*** Data block

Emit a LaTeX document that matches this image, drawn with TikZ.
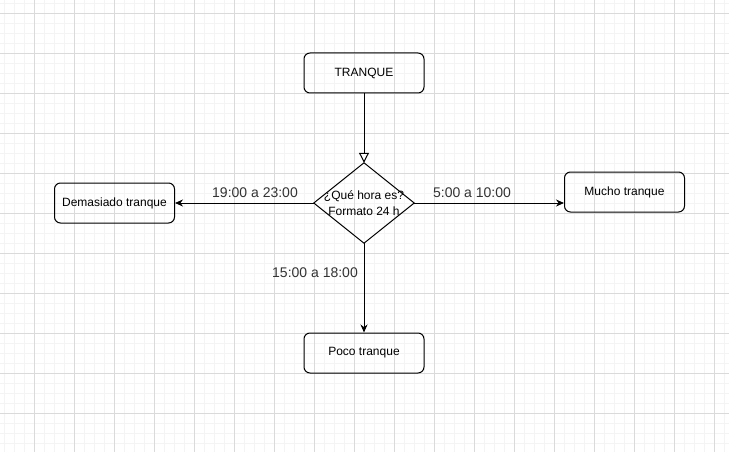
\documentclass[tikz,border=0pt]{standalone}
\usepackage{fontspec}
\setmainfont{Liberation Sans}
\usetikzlibrary{arrows.meta}
\definecolor{minorgrid}{HTML}{F4F4F4}
\definecolor{majorgrid}{HTML}{DADADA}
\definecolor{labelgray}{HTML}{333333}
\begin{document}
\begin{tikzpicture}[x=1pt,y=-1pt,
  box/.style={draw,line width=1pt,rounded corners=6pt,minimum width=120pt,minimum height=40pt,inner sep=0pt,font=\fontsize{12}{14}\selectfont},
  qarea/.style={minimum width=100pt,minimum height=80pt,inner sep=0pt,align=center,font=\fontsize{12}{16}\selectfont},
  edgelabel/.style={text=labelgray,inner sep=1pt,font=\fontsize{14}{16}\selectfont},
  arr/.style={line width=1pt,-{Stealth[length=8pt,width=7pt]}},
  openarr/.style={line width=1pt,-{Triangle[open,length=10pt,width=10pt,fill=white]}}]
\fill[white] (0,0) rectangle (729,452);
\useasboundingbox (0,0) rectangle (729,452);
\foreach \x in {4,14,...,724} \draw[minorgrid,line width=0.7pt] (\x,0) -- (\x,452);
\foreach \y in {3,13,...,452} \draw[minorgrid,line width=0.7pt] (0,\y) -- (729,\y);
\foreach \x in {34,74,...,724} \draw[majorgrid,line width=0.8pt] (\x,0) -- (\x,452);
\foreach \y in {13,53,...,452} \draw[majorgrid,line width=0.8pt] (0,\y) -- (729,\y);

\node[box] (t) at (364,73) {TRANQUE};
\node[qarea] (q) at (364,203) {¿Qué hora es?\\Formato 24 h};
\draw[line width=1pt] (q.north) -- (q.east) -- (q.south) -- (q.west) -- cycle;
\node[box] (d) at (114.5,203) {Demasiado tranque};
\node[box] (m) at (624.5,192) {Mucho tranque};
\node[box] (p) at (364,353) {Poco tranque};

\draw[openarr] (t.south) -- (q.north);
\draw[arr] (q.west) -- (d.east);
\draw[arr] (q.east) -- (q.east -| m.west);
\draw[arr] (q.south) -- (p.north);

\node[edgelabel] (l1) at (255,193) {19:00 a 23:00};
\node[edgelabel] (l2) at (472,193) {5:00 a 10:00};
\node[edgelabel] (l3) at (315,273) {15:00 a 18:00};
\end{tikzpicture}
\end{document}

******

Your goal: Reproduce the data word for word, excluding its pictures.

Response to the exercise:
Emit a LaTeX document that matches this image, drawn with TikZ.
\documentclass[tikz,border=0pt]{standalone}
\usepackage{fontspec}
\setmainfont{Liberation Sans}
\usetikzlibrary{arrows.meta}
\definecolor{minorgrid}{HTML}{F4F4F4}
\definecolor{majorgrid}{HTML}{DADADA}
\definecolor{labelgray}{HTML}{333333}
\begin{document}
\begin{tikzpicture}[x=1pt,y=-1pt,
  box/.style={draw,line width=1pt,rounded corners=6pt,minimum width=120pt,minimum height=40pt,inner sep=0pt,font=\fontsize{12}{14}\selectfont},
  qarea/.style={minimum width=100pt,minimum height=80pt,inner sep=0pt,align=center,font=\fontsize{12}{16}\selectfont},
  edgelabel/.style={text=labelgray,inner sep=1pt,font=\fontsize{14}{16}\selectfont},
  arr/.style={line width=1pt,-{Stealth[length=8pt,width=7pt]}},
  openarr/.style={line width=1pt,-{Triangle[open,length=10pt,width=10pt,fill=white]}}]
\fill[white] (0,0) rectangle (729,452);
\useasboundingbox (0,0) rectangle (729,452);
\foreach \x in {4,14,...,724} \draw[minorgrid,line width=0.7pt] (\x,0) -- (\x,452);
\foreach \y in {3,13,...,452} \draw[minorgrid,line width=0.7pt] (0,\y) -- (729,\y);
\foreach \x in {34,74,...,724} \draw[majorgrid,line width=0.8pt] (\x,0) -- (\x,452);
\foreach \y in {13,53,...,452} \draw[majorgrid,line width=0.8pt] (0,\y) -- (729,\y);

\node[box] (t) at (364,73) {TRANQUE};
\node[qarea] (q) at (364,203) {¿Qué hora es?\\Formato 24 h};
\draw[line width=1pt] (q.north) -- (q.east) -- (q.south) -- (q.west) -- cycle;
\node[box] (d) at (114.5,203) {Demasiado tranque};
\node[box] (m) at (624.5,192) {Mucho tranque};
\node[box] (p) at (364,353) {Poco tranque};

\draw[openarr] (t.south) -- (q.north);
\draw[arr] (q.west) -- (d.east);
\draw[arr] (q.east) -- (q.east -| m.west);
\draw[arr] (q.south) -- (p.north);

\node[edgelabel] (l1) at (255,193) {19:00 a 23:00};
\node[edgelabel] (l2) at (472,193) {5:00 a 10:00};
\node[edgelabel] (l3) at (315,273) {15:00 a 18:00};
\end{tikzpicture}
\end{document}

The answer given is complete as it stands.